By length space, I assume you mean a metric space whose induced arc-length metric agrees with the original metric (which, in particular, implies that the space is path-connected). And by local isometry, I assume you mean a map $f:(X,d) \to (Y,d')$ such that every point $x \in X$ has a neighborhood $U$ in which $d'(f(x_1),f(x_2))=d(x_1,x_2)$ for all $x_1,x_2 \in U$.
Claim 1. A local isometry between length spaces preserves the lengths of curves.
Proof.
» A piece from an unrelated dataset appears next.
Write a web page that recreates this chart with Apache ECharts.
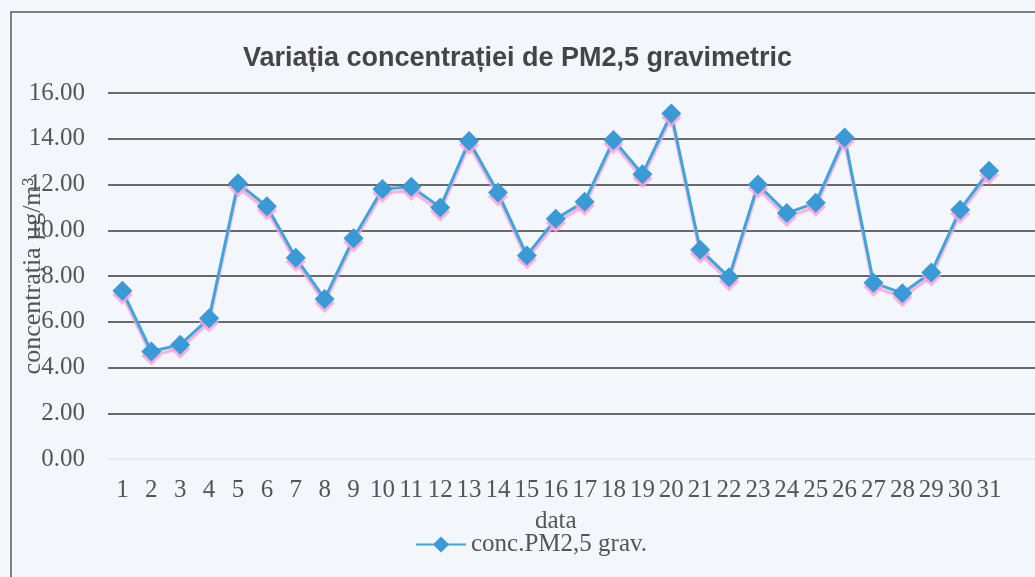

Let $\gamma:[0,1] \to X$ be a path from $x_0=\gamma(0)$ to $x_1=\gamma(1)$. Given $\epsilon>0$, we can find a subdivision $t_0<\cdots<t_n$ such that $$\sum_{i =1}^n d'(f(\gamma(t_i)),f(\gamma(t_{i+1})))<L_{d'}(f\circ \gamma)+\epsilon.$$
We can cover the image of $\gamma$ in $X$ with open sets on which $f$ is an isometry. This image is compact, so we can extract a finite subcover. It's straightforward to see that we can add terms to the subdivision $t_0<\cdots<t_n$ until each interval $[t_i,t_{i +1}]$ is mapped into one of the open sets on which $f$ is an isometry. (For example, pull back the finite cover and use the Lebesgue Number Lemma.) By adding even more terms, we ensure that 
 $$\sum_{i =1}^n d(\gamma(t_i),\gamma(t_{i+1}))<L_{d}( \gamma)+\epsilon.$$
Now we have 
\begin{align*}
L_d(\gamma)&< \epsilon+\sum_{i =1}^n d(\gamma(t_i),\gamma(t_{i+1}))\\
&=\epsilon+\sum_{i =1}^n d'(f(\gamma(t_i)),f(\gamma(t_{i+1})))\\
&\leq L_{d'}(f\circ \gamma)+\epsilon.
\end{align*}
We also have
\begin{align*}
L_{d}(\gamma) &>\sum_{i =1}^n d(\gamma(t_i),\gamma(t_{i +1}))-\epsilon\\
&=\sum_{i =1}^n d'(f(\gamma(t_i)),f(\gamma( t_{i +1})))-\epsilon\\
&\geq L_{d'}(f\circ \gamma)-\epsilon,
\end{align*}
as desired.
Claim 2. If a bijective local isometry between length spaces has a continuous inverse, then it is a global isometry.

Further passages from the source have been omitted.